The recent case of Downing v Henderson (2023) has re-highlighted the crucial importance in disclosing the presence of Japanese Knotweed in residential and commercial property transactions.

The case, heard earlier this year, saw Mr Henderson ordered to pay £32,000 in damages and £95,000 of Mr Downing’s legal costs, following a misrepresentation made during the sale of his house in 2018. The root of the misrepresentation: Japanese Knotweed.

In the process of the sale of his £700,000 house to Mr Downing, Mr Henderson answered ‘no’ to the question in the Property Information Form (TA6) which clearly asked if the property had been affected by Japanese Knotweed. However, when Mr Downing moved into the property, he found Japanese Knotweed stems at the rear of the garden.

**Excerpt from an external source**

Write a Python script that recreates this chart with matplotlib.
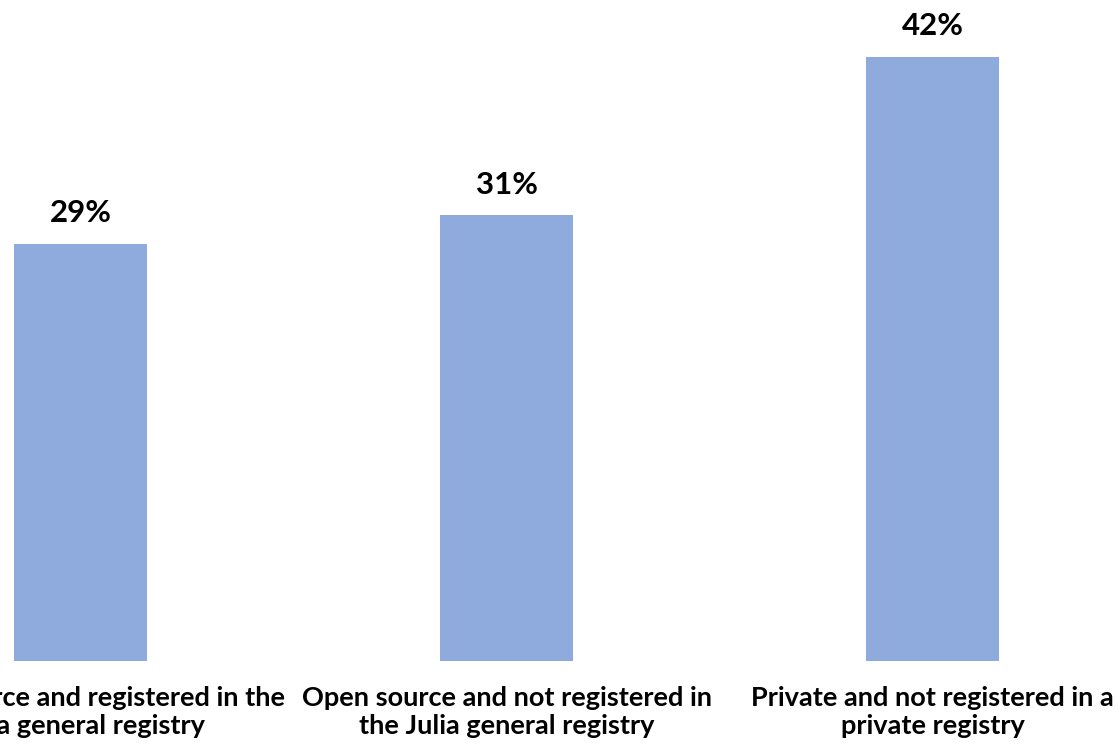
import matplotlib

matplotlib.use("Agg")
import matplotlib.pyplot as plt

categories = [
    "Open source and registered in the\nJulia general registry",
    "Open source and not registered in\nthe Julia general registry",
    "Private and not registered in a\nprivate registry",
]
shares = [29, 31, 42]

plt.rcParams["font.family"] = ["Lato", "DejaVu Sans"]

fig = plt.figure(figsize=(11.2, 7.51), dpi=100)
ax = fig.add_axes([0, 1 - 661 / 751, 1, 661 / 751])

x = list(range(len(categories)))
bars = ax.bar(x, shares, width=0.314, color="#8FAADC")

for rect, v in zip(bars, shares):
    ax.annotate(f"{v}%", (rect.get_x() + rect.get_width() / 2, v),
                xytext=(0, 12), textcoords="offset points",
                ha="center", va="bottom", fontsize=22.5, fontweight="bold")

ax.set_xlim(-80.4 / 426.1, (1120 - 80.4) / 426.1)
ax.set_ylim(0, 661 / 14.38)
ax.set_xticks(x)
ax.set_xticklabels(categories, fontsize=19.5, fontweight="bold", linespacing=1.2)
ax.tick_params(axis="x", length=0, pad=18)
ax.set_yticks([])
for s in ax.spines.values():
    s.set_visible(False)

fig.savefig("out.png", dpi=100)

In the course of the trial, experts appointed by Mr Downing found evidence that the Japanese Knotweed had been cut back and had been treated previously. Mr Henderson’s defence, that he was not aware of and had not been made aware of the existence of the weed, was dismissed by the Judge.

What is Japanese Knotweed?

Fallopia japonica, more commonly known as Japanese Knotweed, is a non-native plant to the UK, remarkably well known for its destructive potential in the context of the property market.

The bamboo-like plant is naturally dense and can grow up to 10cm per day – however, it is Japanese Knotweed’s extensive root systems (sometimes reaching 3m deep and 7m wide) that can cause serious structural damage to buildings if left untreated.

The consequences of failing to identify the presence of Japanese Knotweed can be profound when purchasing residential property, existing commercial property, or land earmarked for development.

  • Property Devaluations – Not only can the value of a building or plot of land be diminished where Japanese Knotweed is present, but the insurability and marketability of the land can be impacted. In some cases, lenders may not be willing to fund commercial developments where remediation costs could spiral.
  • Penalties and Prosecution – Failure to comply with strict guidance on Japanese Knotweed can have serious consequences – including imprisonment under the Wildlife and Countryside Act 1981, where contaminated soil has been moved incorrectly. There is also a positive duty on landowners to prevent it from escaping onto adjoining land and causing a nuisance.
  • Remediation Costs – Japanese Knotweed can take years to eradicate, as even with regular treatment, the treatment may only temporarily supress growth, leaving traces of weed in the soil. The cost of treatment can fluctuate wildly – with an extreme example being the treatment of Japanese Knotweed at the Queen Elizabeth Olympic Park. Less than 2% of the site was impacted by the weed and yet necessary treatment and removal works cost approximately £70 million and took several years to remove.

What can I do as a Buyer or Seller?

Japanese Knotweed is not a new issue for buyers or sellers of residential and commercial property; however the Downing v Henderson case has re-highlighted the serious financial and reputational risks of providing insufficient information about the presence of the weed in property transactions.

As a seller, it is critically important to declare if the property or land is or has been affected by Japanese Knotweed prior to exchange and completion. Considering the Downing v Henderson case, if as a seller you are unsure of the existence of the weed, it is important to disclose this as soon as possible. In residential conveyances, you should tick ‘not known’ in the TA6. If you are aware of the presence of Japanese Knotweed, you should provide as much information as possible to the seller.

As a buyer, you should scrutinise the information provided by the seller, and if insufficient information has been provided, raise specific enquiries in relation to Japanese Knotweed. If the seller is unsure and cannot adequately answer any queries about Japanese Knotweed, you can mitigate any future risks of uncovering the weed by appointing ecological experts to carry out an inspection prior to exchange and completion.